- **Available data**
---*---

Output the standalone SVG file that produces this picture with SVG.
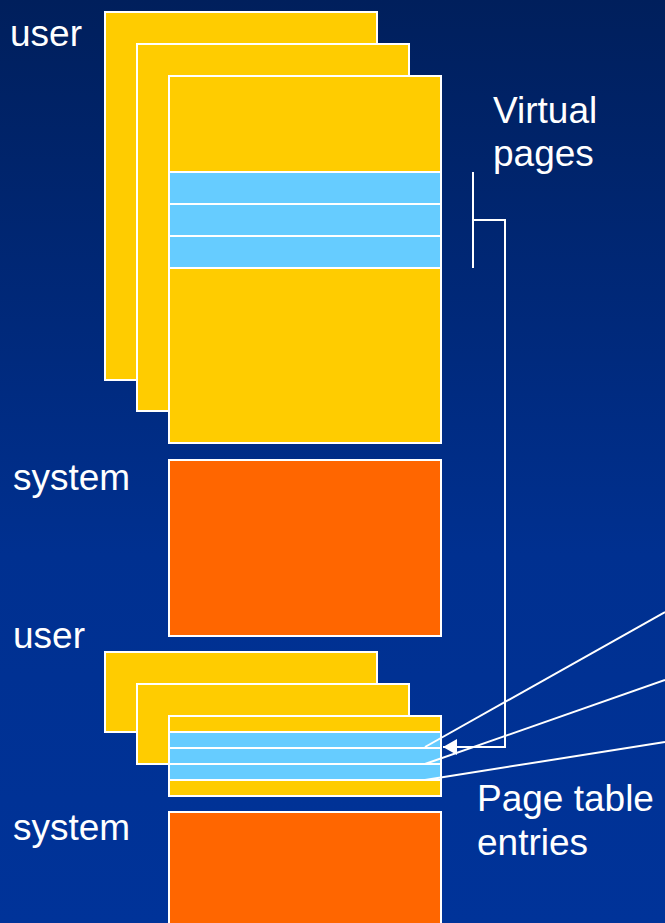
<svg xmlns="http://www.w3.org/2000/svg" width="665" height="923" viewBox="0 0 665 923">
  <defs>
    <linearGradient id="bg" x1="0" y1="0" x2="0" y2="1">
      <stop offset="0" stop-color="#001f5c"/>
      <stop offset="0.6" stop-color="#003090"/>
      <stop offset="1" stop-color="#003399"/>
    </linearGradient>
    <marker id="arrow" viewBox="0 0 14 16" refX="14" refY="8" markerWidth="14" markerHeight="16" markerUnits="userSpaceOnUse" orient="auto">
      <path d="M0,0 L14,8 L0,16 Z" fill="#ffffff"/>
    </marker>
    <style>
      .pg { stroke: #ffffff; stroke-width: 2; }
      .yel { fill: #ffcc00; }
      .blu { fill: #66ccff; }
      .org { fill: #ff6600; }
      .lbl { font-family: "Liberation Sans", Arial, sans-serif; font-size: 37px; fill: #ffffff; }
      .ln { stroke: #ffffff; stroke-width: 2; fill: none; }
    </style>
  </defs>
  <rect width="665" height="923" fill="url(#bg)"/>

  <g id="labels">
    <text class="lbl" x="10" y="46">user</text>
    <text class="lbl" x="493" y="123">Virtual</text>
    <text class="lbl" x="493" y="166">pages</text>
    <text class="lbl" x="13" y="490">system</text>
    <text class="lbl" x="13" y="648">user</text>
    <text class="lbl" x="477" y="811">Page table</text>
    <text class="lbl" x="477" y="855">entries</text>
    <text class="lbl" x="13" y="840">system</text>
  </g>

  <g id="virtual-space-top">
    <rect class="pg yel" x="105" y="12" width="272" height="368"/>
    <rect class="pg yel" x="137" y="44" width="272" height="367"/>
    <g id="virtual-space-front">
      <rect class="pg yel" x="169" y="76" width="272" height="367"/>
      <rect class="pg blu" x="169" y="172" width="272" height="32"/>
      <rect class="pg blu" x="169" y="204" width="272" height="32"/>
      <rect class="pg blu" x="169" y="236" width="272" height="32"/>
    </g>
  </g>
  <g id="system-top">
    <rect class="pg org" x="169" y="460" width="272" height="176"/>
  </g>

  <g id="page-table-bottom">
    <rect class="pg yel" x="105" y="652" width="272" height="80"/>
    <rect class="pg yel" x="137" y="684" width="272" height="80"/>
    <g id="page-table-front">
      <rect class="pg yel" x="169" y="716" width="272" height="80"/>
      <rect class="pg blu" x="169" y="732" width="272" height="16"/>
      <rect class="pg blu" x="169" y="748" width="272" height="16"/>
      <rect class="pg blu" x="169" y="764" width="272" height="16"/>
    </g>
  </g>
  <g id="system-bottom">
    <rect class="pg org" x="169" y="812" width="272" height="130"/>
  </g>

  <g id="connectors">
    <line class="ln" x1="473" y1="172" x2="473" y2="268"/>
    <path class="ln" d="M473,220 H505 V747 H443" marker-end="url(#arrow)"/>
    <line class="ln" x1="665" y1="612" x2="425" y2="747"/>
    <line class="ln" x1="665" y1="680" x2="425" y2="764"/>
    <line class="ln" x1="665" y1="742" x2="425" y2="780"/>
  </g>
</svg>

---*---

- **What is being asked**
Images should not appear in the copy; retype the listing above exactly.

- **Result of the exercise**
Output the standalone SVG file that produces this picture with SVG.
<svg xmlns="http://www.w3.org/2000/svg" width="665" height="923" viewBox="0 0 665 923">
  <defs>
    <linearGradient id="bg" x1="0" y1="0" x2="0" y2="1">
      <stop offset="0" stop-color="#001f5c"/>
      <stop offset="0.6" stop-color="#003090"/>
      <stop offset="1" stop-color="#003399"/>
    </linearGradient>
    <marker id="arrow" viewBox="0 0 14 16" refX="14" refY="8" markerWidth="14" markerHeight="16" markerUnits="userSpaceOnUse" orient="auto">
      <path d="M0,0 L14,8 L0,16 Z" fill="#ffffff"/>
    </marker>
    <style>
      .pg { stroke: #ffffff; stroke-width: 2; }
      .yel { fill: #ffcc00; }
      .blu { fill: #66ccff; }
      .org { fill: #ff6600; }
      .lbl { font-family: "Liberation Sans", Arial, sans-serif; font-size: 37px; fill: #ffffff; }
      .ln { stroke: #ffffff; stroke-width: 2; fill: none; }
    </style>
  </defs>
  <rect width="665" height="923" fill="url(#bg)"/>

  <g id="labels">
    <text class="lbl" x="10" y="46">user</text>
    <text class="lbl" x="493" y="123">Virtual</text>
    <text class="lbl" x="493" y="166">pages</text>
    <text class="lbl" x="13" y="490">system</text>
    <text class="lbl" x="13" y="648">user</text>
    <text class="lbl" x="477" y="811">Page table</text>
    <text class="lbl" x="477" y="855">entries</text>
    <text class="lbl" x="13" y="840">system</text>
  </g>

  <g id="virtual-space-top">
    <rect class="pg yel" x="105" y="12" width="272" height="368"/>
    <rect class="pg yel" x="137" y="44" width="272" height="367"/>
    <g id="virtual-space-front">
      <rect class="pg yel" x="169" y="76" width="272" height="367"/>
      <rect class="pg blu" x="169" y="172" width="272" height="32"/>
      <rect class="pg blu" x="169" y="204" width="272" height="32"/>
      <rect class="pg blu" x="169" y="236" width="272" height="32"/>
    </g>
  </g>
  <g id="system-top">
    <rect class="pg org" x="169" y="460" width="272" height="176"/>
  </g>

  <g id="page-table-bottom">
    <rect class="pg yel" x="105" y="652" width="272" height="80"/>
    <rect class="pg yel" x="137" y="684" width="272" height="80"/>
    <g id="page-table-front">
      <rect class="pg yel" x="169" y="716" width="272" height="80"/>
      <rect class="pg blu" x="169" y="732" width="272" height="16"/>
      <rect class="pg blu" x="169" y="748" width="272" height="16"/>
      <rect class="pg blu" x="169" y="764" width="272" height="16"/>
    </g>
  </g>
  <g id="system-bottom">
    <rect class="pg org" x="169" y="812" width="272" height="130"/>
  </g>

  <g id="connectors">
    <line class="ln" x1="473" y1="172" x2="473" y2="268"/>
    <path class="ln" d="M473,220 H505 V747 H443" marker-end="url(#arrow)"/>
    <line class="ln" x1="665" y1="612" x2="425" y2="747"/>
    <line class="ln" x1="665" y1="680" x2="425" y2="764"/>
    <line class="ln" x1="665" y1="742" x2="425" y2="780"/>
  </g>
</svg>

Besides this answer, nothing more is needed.